A user may want to use an existing firmware binary (I.e. skip build, for debugging or reproducibility), but drive inference over the RPC server using TVM. This means TVM will need to tell the project’s Compiler (or derivative) implementation to flash an existing binary without building.

I’d like to suggest that we should work to include µTVM support within tvmc.

This sounds good to me. I might advocate for us to split out the Zephyr-specific stuff first, then propose a tvmc interface that makes sense after the TVM ↔ project interface is clear. I suspect that with tlcpack, users may install older versions of TVM accidentally, and I’d like to be judicious about which commands we include in the tvmc interface.

manupa-arm · December 16, 2020, 4:34pm

For the deployment flow, I think we could have a cleaner flow to produce c sources or object files (I prefer this but c-sources should also be fine in-case the users need manual customization post-tvm). The intent being there artifacts could be obtained via tvmc compile, thus integrator (who integrates the app and RTOS) could use them directly in the project.

However, as @areusch points out the tuning process makes this complicated in the absense of dynamic linking in the device which runs RPC server.

Lately, we’ve been thinking could we use specialized apps as RPC servers for each of RTOS that have auxiliary interface to obtain linking information OR have a light-weight linking process to support mapping platform-specific functions in the server itself – therefore the compiler does not need generate RTOS specific projects and rely on the server to get linking info / have server does the linking. @areusch side question : do we do re-flashing in the process of tuning currently or we just handle the operator code in heap/stack ?

This could allow a cleaner compilation interface while supporting tuning.

thoughts : @mjs @Leo-arm @tqchen

areusch · December 16, 2020, 6:42pm

Lately, we’ve been thinking could we use specialized apps as RPC servers for each of RTOS that have auxiliary interface to obtain linking information OR have a light-weight linking process to support mapping platform-specific functions in the server itself – therefore the compiler does not need generate RTOS specific projects and rely on the server to get linking info / have server does the linking. @areusch side question : do we do re-flashing in the process of tuning currently or we just handle the operator code in heap/stack ?

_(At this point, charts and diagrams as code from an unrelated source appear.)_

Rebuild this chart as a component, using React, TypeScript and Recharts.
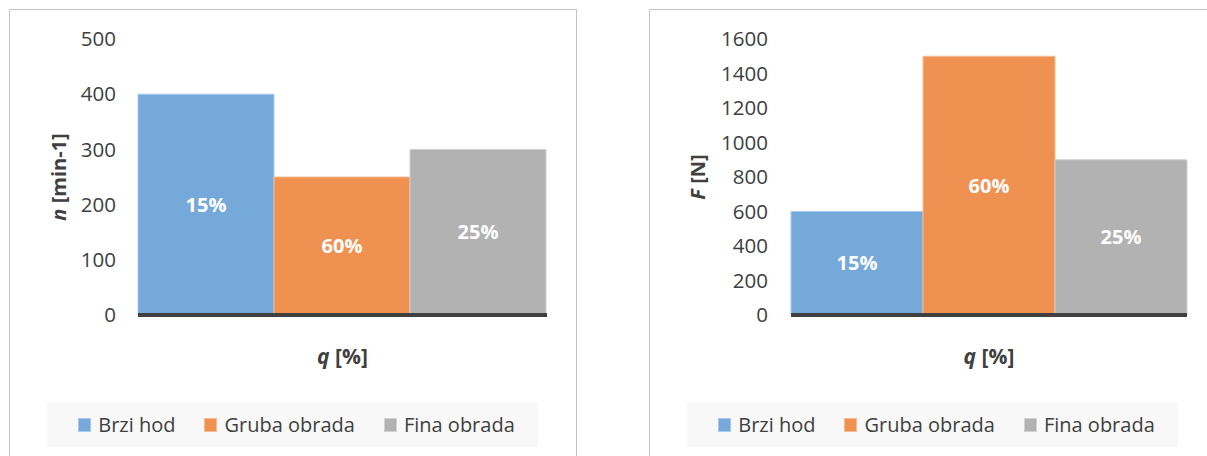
import { BarChart, Bar, XAxis, YAxis, LabelList, Legend } from "recharts";

const categories = ["q"];
const seriesNames = ["Brzi hod", "Gruba obrada", "Fina obrada"];
const seriesKeys = ["brzi", "gruba", "fina"];
const shareLabels = ["15%", "60%", "25%"];

const speedValues = [400, 250, 300];
const speedTicks = [0, 100, 200, 300, 400, 500];

const forceValues = [600, 1500, 900];
const forceTicks = [0, 200, 400, 600, 800, 1000, 1200, 1400, 1600];

const colors = ["#75a9da", "#ef9150", "#b2b2b2"];
const edges = ["#a8caea", "#f6bb93", "#d2d2d2"];
const textColor = "#404040";

function buildRows(values: number[]) {
  return categories.map((cat) => {
    const row: Record<string, string | number> = { cat };
    seriesKeys.forEach((k, i) => (row[k] = values[i]));
    return row;
  });
}

function LegendBox() {
  return (
    <div
      style={{
        width: 491,
        height: 45,
        background: "#f8f8f8",
        display: "flex",
        alignItems: "center",
        justifyContent: "center",
        gap: 29,
        paddingLeft: 8,
        boxSizing: "border-box",
        fontSize: 20,
        color: textColor,
      }}
    >
      {seriesNames.map((name, i) => (
        <div key={name} style={{ display: "flex", alignItems: "center", gap: 7 }}>
          <span
            style={{
              width: 11,
              height: 12,
              background: colors[i],
              border: `1px solid ${edges[i]}`,
              display: "inline-block",
            }}
          />
          <span>{name}</span>
        </div>
      ))}
    </div>
  );
}

interface PanelProps {
  values: number[];
  ticks: number[];
  symbol: string;
  unit: string;
  width: number;
  marginLeft: number;
  marginRight: number;
  tickGap: number;
  labelDx: number;
  legendLeft: number;
}

function Panel({ values, ticks, symbol, unit, width, marginLeft, marginRight, tickGap, labelDx, legendLeft }: PanelProps) {
  const rows = buildRows(values);
  return (
    <BarChart
      width={width}
      height={456}
      data={rows}
      margin={{ top: 39, right: marginRight, left: marginLeft, bottom: 111 }}
      barCategoryGap={0}
      barGap={0}
    >
      <XAxis
        dataKey="cat"
        tick={false}
        tickLine={false}
        height={30}
        axisLine={{ stroke: textColor, strokeWidth: 4 }}
        label={{
          content: (p: any) => {
            const { x, y, width: w } = p.viewBox;
            return (
              <text x={x + w / 2} y={y + 41} textAnchor="middle" dominantBaseline="central" fontSize={21} fontWeight="bold" fill={textColor}>
                <tspan fontStyle="italic">q</tspan>
                {" [%]"}
              </text>
            );
          },
        }}
      />
      <YAxis
        domain={[0, ticks[ticks.length - 1]]}
        ticks={ticks}
        width={100}
        axisLine={false}
        tickLine={false}
        tickSize={0}
        tickMargin={tickGap}
        tick={{ fill: textColor, fontSize: 20.5 }}
        label={{
          content: (p: any) => {
            const { x, y, height } = p.viewBox;
            const cx = x + labelDx;
            const cy = y + height / 2;
            return (
              <text
                x={cx}
                y={cy}
                transform={`rotate(-90 ${cx} ${cy})`}
                textAnchor="middle"
                dominantBaseline="central"
                fontSize={20}
                fontWeight="bold"
                fill={textColor}
              >
                <tspan fontStyle="italic">{symbol}</tspan>
                {` [${unit}]`}
              </text>
            );
          },
        }}
      />
      {seriesKeys.map((k, i) => (
        <Bar key={k} dataKey={k} name={seriesNames[i]} fill={colors[i]} stroke={edges[i]} strokeWidth={1} isAnimationActive={false}>
          <LabelList
            dataKey={k}
            position="center"
            formatter={() => shareLabels[i]}
            fill="#ffffff"
            fontSize={20}
            fontWeight="bold"
          />
        </Bar>
      ))}
      <Legend
        layout="horizontal"
        verticalAlign="middle"
        align="center"
        wrapperStyle={{ left: legendLeft, top: 402, width: 491, height: 45 }}
        content={() => <LegendBox />}
      />
    </BarChart>
  );
}

export default function App() {
  return (
    <div
      style={{
        position: "absolute",
        left: 0,
        top: 0,
        width: 1207,
        height: 456,
        overflow: "hidden",
        background: "#ffffff",
        fontFamily: "'Open Sans', sans-serif",
      }}
    >
      <div style={{ position: "absolute", left: 9, top: 9, width: 566, height: 470, border: "1px solid #c4c4c4" }} />
      <div style={{ position: "absolute", left: 649, top: 9, width: 600, height: 470, border: "1px solid #c4c4c4" }} />
      <div style={{ position: "absolute", left: 0, top: 0 }}>
        <Panel
          values={speedValues}
          ticks={speedTicks}
          symbol="n"
          unit="min-1"
          width={580}
          marginLeft={38}
          marginRight={33}
          tickGap={22}
          labelDx={20}
          legendLeft={47}
        />
      </div>
      <div style={{ position: "absolute", left: 600, top: 0 }}>
        <Panel
          values={forceValues}
          ticks={forceTicks}
          symbol="F"
          unit="N"
          width={607}
          marginLeft={91}
          marginRight={20}
          tickGap={23}
          labelDx={6}
          legendLeft={87}
        />
      </div>
    </div>
  );
}
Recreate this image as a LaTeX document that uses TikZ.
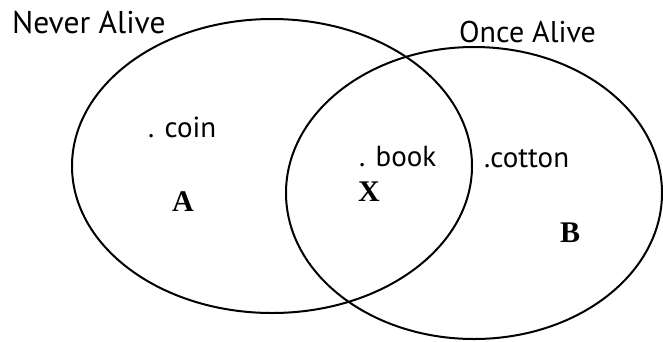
\documentclass[tikz,border=0pt]{standalone}
\usepackage{fontspec}
\setmainfont{PT Sans}
\newfontfamily\letterfont{Liberation Serif}
\begin{document}
\begin{tikzpicture}[x=1pt,y=-1pt,
  setline/.style={line width=2pt},
  lbl/.style={inner sep=0pt,anchor=base west,font=\fontsize{30}{32}\selectfont},
  itm/.style={inner sep=0pt,anchor=base west,font=\fontsize{29}{32}\selectfont},
  rgn/.style={inner sep=0pt,font=\letterfont\bfseries\fontsize{30}{32}\selectfont}]
\useasboundingbox (0,0) rectangle (663,341);
\coordinate (cA) at (272,166);
\coordinate (cB) at (474,193);
\draw[setline] (cA) ellipse [x radius=200, y radius=147];
\draw[setline] (cB) ellipse [x radius=188, y radius=146];
\node[lbl,font=\fontsize{31.5}{34}\selectfont] (never) at (12,33) {Never Alive};
\node[lbl] (once) at (459,42) {Once Alive};
\node[itm] (coin) at (148,137) {. coin};
\node[itm] (book) at (359,166) {. book};
\node[itm] (cotton) at (484,167) {.cotton};
\node[rgn] (A) at (183,202) {A};
\node[rgn] (X) at (369,192) {X};
\node[rgn] (B) at (570,233) {B};
\end{tikzpicture}
\end{document}
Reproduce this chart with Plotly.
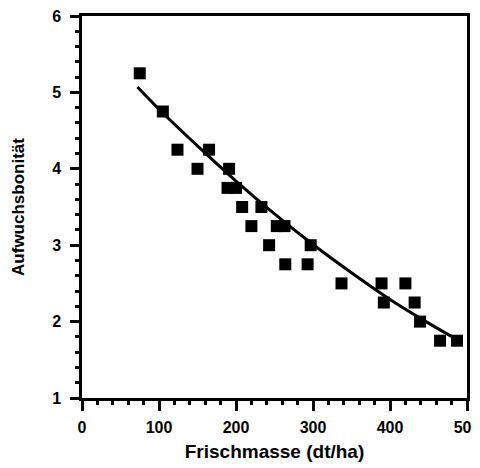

currently we are reflashing in the case of tuning using Flasher interface. at minimum, we should reset the board as much as possible if between tuning runs. it might become necessary to power it off to reproduce performance in some cases.

I do want to have a discussion about simplifying the Compiler interface and supporting some concept of “loadable libraries,” but let’s move that to a separate thread to avoid hijacking this one. I created this thread to discuss that.